Alexander’s Fish Market 1946 painting by R.P. Fraser

Sent in by Anthony Marks –IMG_1247

Photo below Boston Public Library


In 1946 there was a bowling alley next to Alexander’s Fish Market, a year where there was enormous groundfish landings of well over 90% more than that are landed today in Gloucester MA and before there was ever a DPA. 

But as you know if you listen to the local obstructionists a bowling alley and a Fish Market couldn’t co-exist, it must have been an aberration or a mirage. 

Just like The Gloucester House Restaurant and their outdoor dining would never ever work next to a place like Fisherman’s wharf because, you know, like the obstructionists always say- those two uses can’t coexist on the waterfront. 

Of course it could never exist at Captain Carlos Restaurant and the Seafood Display Auction on Harbor Loop, it’s all just been a dream silly, those uses are totally incompatible on the waterfront. 

Or at Cruiseport where they pump out pogie boats in front of their open air deck and they are grinding steel hulls next door at Roses Marine- NO WAY, NO HOW could those two uses ever co-exist! 

Or at our dock where we load stinky bait on lobster boats and are surrounded by houses and recreational marinas- we couldn’t possibly be operating a commercial dock since 1953 here next to places where they tie up pleasure boats- the two uses are completely incompatible.  If it were to be there surely would be lawsuits and riots on the streets.

Or just like the property in the top of this photo where it sits today next to Beacon Marine where they do boat work and have living space and web design.  Same as it was back then in 1946 before the DPA and same as it is now- MIXED use. 

That R.P. Fraser must have been on acid to have imagined a bowling alley on the waterfront in that 1946 painting- that’s just crazy talk.

This painting is in reference to the photo in the Boston Public Library Archives we posted yesterday-

Mass Views: Fishing schooner and fish market, Gloucester Harbor 1940 aprox Boston Public Library

Posted on September 26, 2012 by Joey C

You see the building that says Fish Market?  That is the building where the fire was last week that the Gloucester Fire department quickly snuffed out.  Look at Jay Albert’s pictures here from the scene  His pictures are from the back of the building which is now a wood furniture maker.

Look at the stern of the the big schooner in the middle of the photo.  off the stern is The Phyllis A.  The oldest gillnetter in Gloucester and undergoing a major restoration project.

Read about and look at pictures of the restoration here in these Phyllis A posts

Thank you to Adam Gaffin at for the link to the picture.

File name: 08_06_023528
Title: Mass Views: Fishing schooner and fish market, Gloucester Harbor
Creator/Contributor: Jones, Leslie, 1886-1967 (photographer)
Date created: 1940 (approximate)
Physical description: 1 negative : film, black & white ; 4 x 5 in.
Genre: Film negatives
Subject: Fishing industry; Fishing boats; Piers & wharves
Notes: Title and date from information provided by Leslie Jones or the Boston Public Library on the negative or negative sleeve.
Collection: Leslie Jones Collection
Location: Boston Public Library, Print Department
Rights: Copyright Leslie Jones.
Preferred credit: Courtesy of the Boston Public Library, Leslie Jones Collection.

8 thoughts on “Alexander’s Fish Market 1946 painting by R.P. Fraser

  1. Well said.
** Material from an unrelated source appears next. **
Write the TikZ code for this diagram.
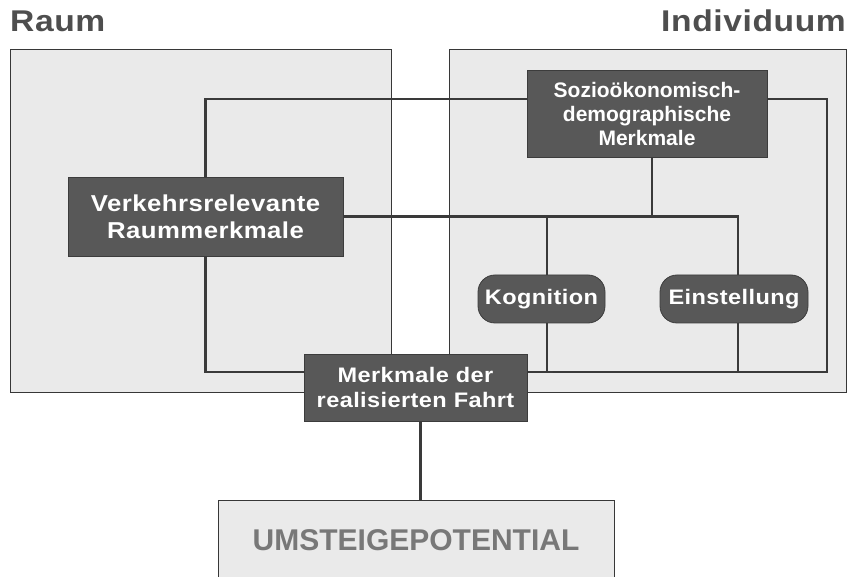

What makes Gloucester unique, attractive and livable are some of the very things certain self-appointed preservationists think cannot be permitted.


    1. The land the fish market was on is now the driveway into beacon marine’s boat storage area .The market was moved to were the bowling alley was after the bowling alley burned down in a fire.


  2. Great post and thank you for providing the link to Jay’s very cool website plus the photo, and Anthony’s painting. Much fun to imagine all the new businesses that could thrive alongside the working waterfront!


  3. Talk about mixed use, my grandfather John Alexander was hauling boats and smoking fish in his smokehouse out behind the fish market.


  4. I grew up in East Gloucester and vividly rember Alexander’s Fish Market and the Bowling Alley next door. When our family boat, Superior” wasn’t in, mother used to send me to the market for fresh fish from Mr. & Mrs. Alexander. I used to marvel at the swords that decorated the shop, made from Swordfish swords painted and with added wood handles.

    I also remember setting pins at the bowling alley aa a kid. If memory serves, we were paid $0.10 for each set of candle pins we set up. And boy, you got out of that pit fast before the ball came flying down the alley and pins flew everywhere. No automatic pin-setters back then.

    Thanks for posting the photo and also for posting the picture of the R.P. Fraser painting.